La Conversion de sainte Valère, 1868, église Sainte-Clotilde, chapelle Sainte-Valère, Paris. © Ville de Paris, COARC / Emmanuel Michot

La Glorification de sainte Valère, 1868, église Sainte-Clotilde, chapelle Sainte-Valère, Paris. © Ville de Paris, COARC / Emmanuel Michot

Les toiles pour le bras gauche du transept

de l'église Saint-Ambroise ou l'art à distance

L’ultime commande d’un décor religieux parisien lui échoit le 24 juillet 1872 pour l’église Saint-Ambroise, construite entre 1865 et 1869 par Théodore Ballu. La décoration intérieure de cet édifice néo-roman et néo-gothique est sobre et laisse majoritairement place à l’architecture et à la sculpture.

.

La commande des peintures pour le bras gauche du transept est initialement passée à Alexandre Hesse (1806-1879) le 12 août 1870, mais sera finalement attribuée à Lenepveu. Lenepveu doit exécuter, pour 25 000 francs, la totalité du décor du transept consacré à deux des Pères de l’Église : saint Ambroise et saint Augustin.

.

Lenepveu se met au travail mais, nommé directeur de l’Académie de France à Rome le 1er janvier 1873, il doit quitter Paris et arrive à la Villa Médicis le 1er juin. C’est donc à Rome qu’il achève exécute ses grandes compositions, à l’huile sur toile. Il sera présent au moment de leur installation dans l'église en juillet 1876 .
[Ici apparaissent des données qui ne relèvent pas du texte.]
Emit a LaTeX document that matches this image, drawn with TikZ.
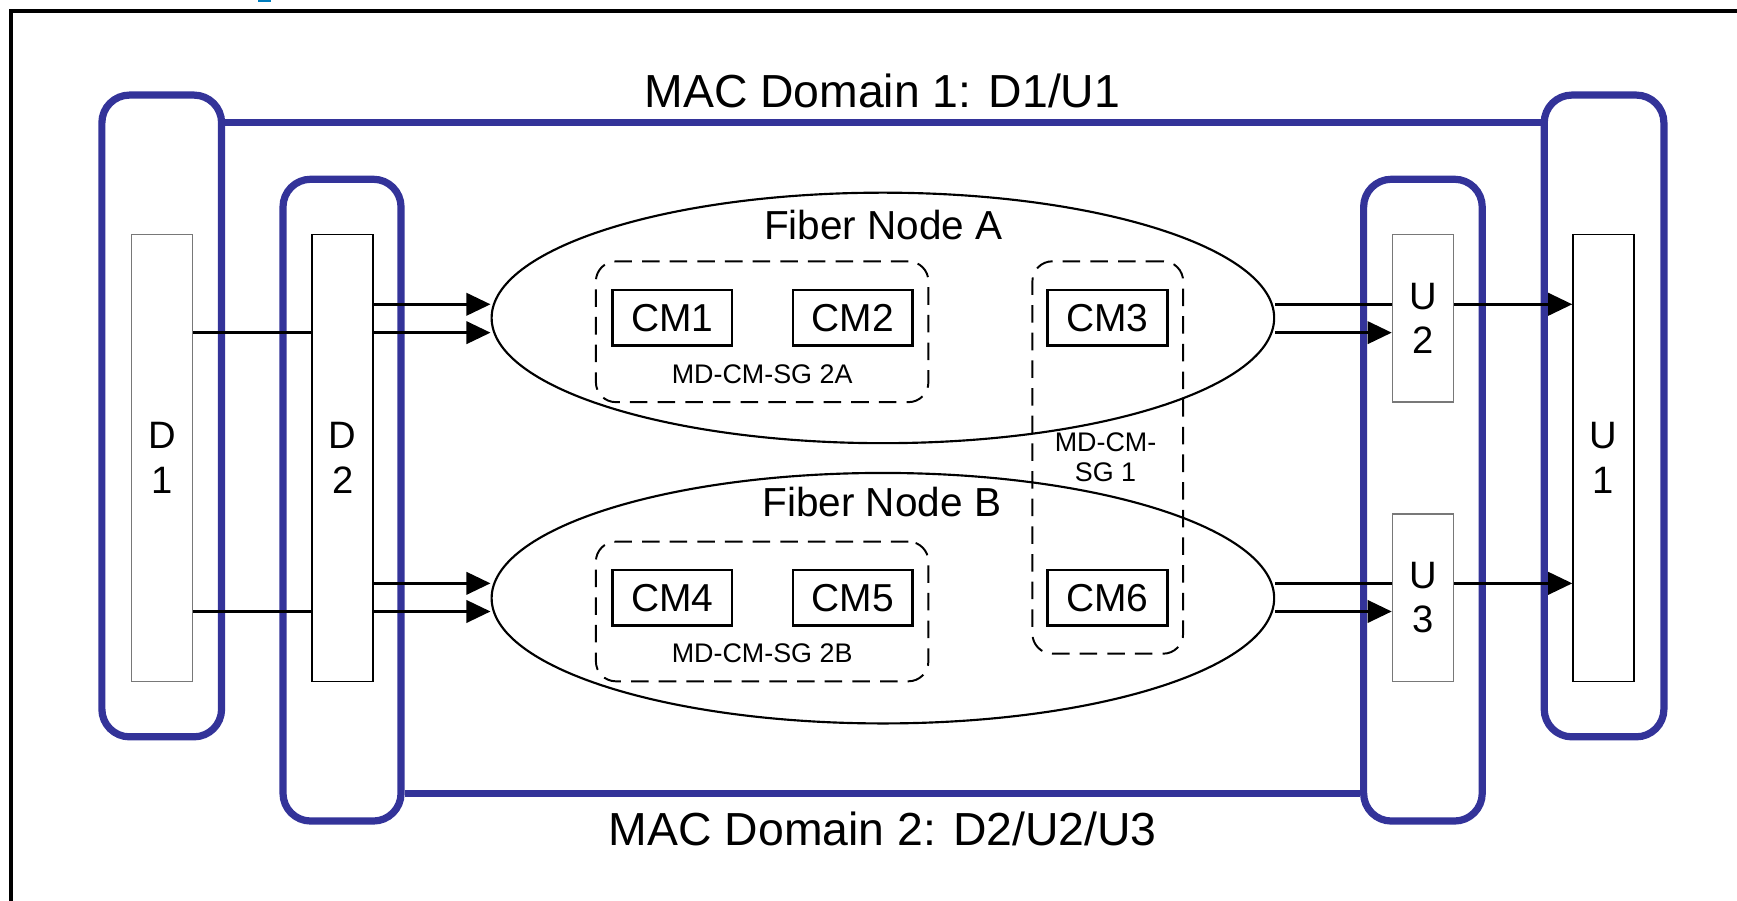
\documentclass[tikz,border=0pt]{standalone}
\usepackage{fontspec}
\setmainfont{Liberation Sans}
\usetikzlibrary{shapes.geometric,arrows.meta}
\definecolor{mdblue}{RGB}{51,51,153}
\definecolor{topblue}{RGB}{0,125,190}
\definecolor{ingray}{RGB}{120,120,120}
\begin{document}
\begin{tikzpicture}[x=0.01cm,y=-0.01cm,
  domainbox/.style={draw=mdblue, line width=1.85pt, rounded corners=0.25cm, minimum width=#1, minimum height=5.79cm, inner sep=0pt},
  domline/.style={draw=mdblue, line width=1.85pt},
  port/.style={draw=#1, fill=white, line width=0.35pt, minimum width=0.55cm, inner sep=0pt, align=center, font=\fontsize{9.8}{11.4}\selectfont},
  fnode/.style={draw, ellipse, line width=0.55pt, minimum width=7.06cm, minimum height=2.26cm, inner sep=0pt},
  cmbox/.style={draw, line width=0.6pt, minimum width=1.08cm, minimum height=0.5cm, inner sep=0pt, font=\fontsize{10}{12}\selectfont},
  sgbox/.style={draw, dash pattern=on 4.5pt off 2.6pt, line width=0.5pt, rounded corners=0.18cm, inner sep=0pt},
  arr/.style={-{Triangle[length=6.2pt,width=5.7pt]}, line width=0.85pt},
  title/.style={font=\fontsize{11.9}{14}\selectfont, anchor=base, inner sep=0pt},
  fnlabel/.style={font=\fontsize{10.4}{12}\selectfont, anchor=base, inner sep=0pt},
  sglabel/.style={font=\fontsize{6.9}{7.7}\selectfont, align=center, inner sep=0pt}
]
\useasboundingbox (0,0) rectangle (1568,813);
% outer frame (cropped on right and bottom)
\draw[line width=1pt] (1580,10) -- (10,10) -- (10,825);
\fill[topblue] (233,0) rectangle (245,1.8);

% MAC domain boxes
\node[domainbox=1.08cm] (B1) at (146,375.5) {};
\node[domainbox=1.065cm] (B2) at (308.75,451.5) {};
\node[domainbox=1.07cm] (B3) at (1284.5,451.5) {};
\node[domainbox=1.08cm] (B4) at (1448,375.5) {};
\coordinate (ytop) at (0,110.6);
\coordinate (ybot) at (0,716);
\draw[domline] (B1.east |- ytop) -- (B4.west |- ytop);
\draw[domline] (B2.east |- ybot) -- (B3.west |- ybot);

% fiber nodes
\node[fnode] (FNA) at (797,287) {};
\node[fnode] (FNB) at (797,540) {};

% MD-CM-SG groups
\node[sgbox, minimum width=3.0cm, minimum height=1.27cm] (G2A) at (688,299.5) {};
\node[sgbox, minimum width=3.0cm, minimum height=1.26cm] (G2B) at (688,552) {};
\node[sgbox, minimum width=1.36cm, minimum height=3.54cm] (G1) at (1000,413) {};

% cable modems
\node[cmbox] (CM1) at (607,287) {CM1};
\node[cmbox] (CM2) at (769.75,287) {CM2};
\node[cmbox] (CM3) at (999.75,287) {CM3};
\node[cmbox] (CM4) at (607,539.5) {CM4};
\node[cmbox] (CM5) at (769.75,539.5) {CM5};
\node[cmbox] (CM6) at (999.75,539.5) {CM6};

% arrow levels
\coordinate (yA1) at (0,274.7);
\coordinate (yA2) at (0,300.3);
\coordinate (yB1) at (0,526.6);
\coordinate (yB2) at (0,552);

% D1 port and its arrows (pass behind D2)
\node[port=ingray, minimum height=4.03cm] (D1) at (146.5,413.5) {D\\1};
\draw[arr] (D1.east |- yA2) -- (FNA.west |- yA2);
\draw[arr] (D1.east |- yB2) -- (FNB.west |- yB2);
% U1 arrows (pass behind U2/U3)
\node[port=black, minimum height=4.03cm] (U1) at (1447.5,413.5) {U\\1};
\draw[arr] (FNA.east |- yA1) -- (U1.west |- yA1);
\draw[arr] (FNB.east |- yB1) -- (U1.west |- yB1);

\node[port=black, minimum height=4.03cm] (D2) at (309.3,413.5) {D\\2};
\node[port=ingray, minimum height=1.51cm] (U2) at (1284.5,287.5) {U\\2};
\node[port=ingray, minimum height=1.51cm] (U3) at (1284.5,539.5) {U\\3};

\draw[arr] (D2.east |- yA1) -- (FNA.west |- yA1);
\draw[arr] (D2.east |- yB1) -- (FNB.west |- yB1);
\draw[arr] (FNA.east |- yA2) -- (U2.west |- yA2);
\draw[arr] (FNB.east |- yB2) -- (U3.west |- yB2);

% labels
\node[title] (T1) at (796.5,97) {MAC Domain 1: D1/U1};
\node[title] (T2) at (797,763) {MAC Domain 2: D2/U2/U3};
\node[fnlabel] (LA) at (797.5,216) {Fiber Node A};
\node[fnlabel] (LB) at (796,466) {Fiber Node B};
\node[sglabel] (L2A) at (688,338) {MD-CM-SG 2A};
\node[sglabel] (L2B) at (688,590) {MD-CM-SG 2B};
\node[sglabel] (L1) at (998,412.5) {MD-CM-\\SG 1};
\end{tikzpicture}
\end{document}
Saint Augustin fait cesser l'usage barbare de se battre à coups de pierre pour s'exercer à la guerre, 1876, église Saint-Ambroise, Paris. © Ville de Paris, COARC / Christophe Fouin

Saint Augustin réconcilie les donatistes et les catholiques au concile de Carthage, 1876, église Saint-Ambroise, Paris. © Ville de Paris, COARC / Christophe Fouin

Saint Ambroise interdit l'entrée de l'église à l'empereur Théodose, 1876, église Saint-Ambroise, Paris. © Ville de Paris, COARC / Christophe Fouin

Saint Ambroise vend les vases sacrés pour racheter ses prisonniers, 1876, église Saint-Ambroise, Paris. © Ville de Paris, COARC / Christophe Fouin

Avec cinq commandes en vingt ans dans quatre édifices, Lenepveu occupe une place importante parmi les artistes muralistes rompus à cet exercice. Les commanditaires le prisent comme peintre décorateur pour ses nombreuses qualités, esthétique et pratique. 

Il est en effet capable de réaliser d’immenses compositions, maîtrise les techniques de la peinture murale (à la cire, à la colle ou à huile) et respecte des délais impartis.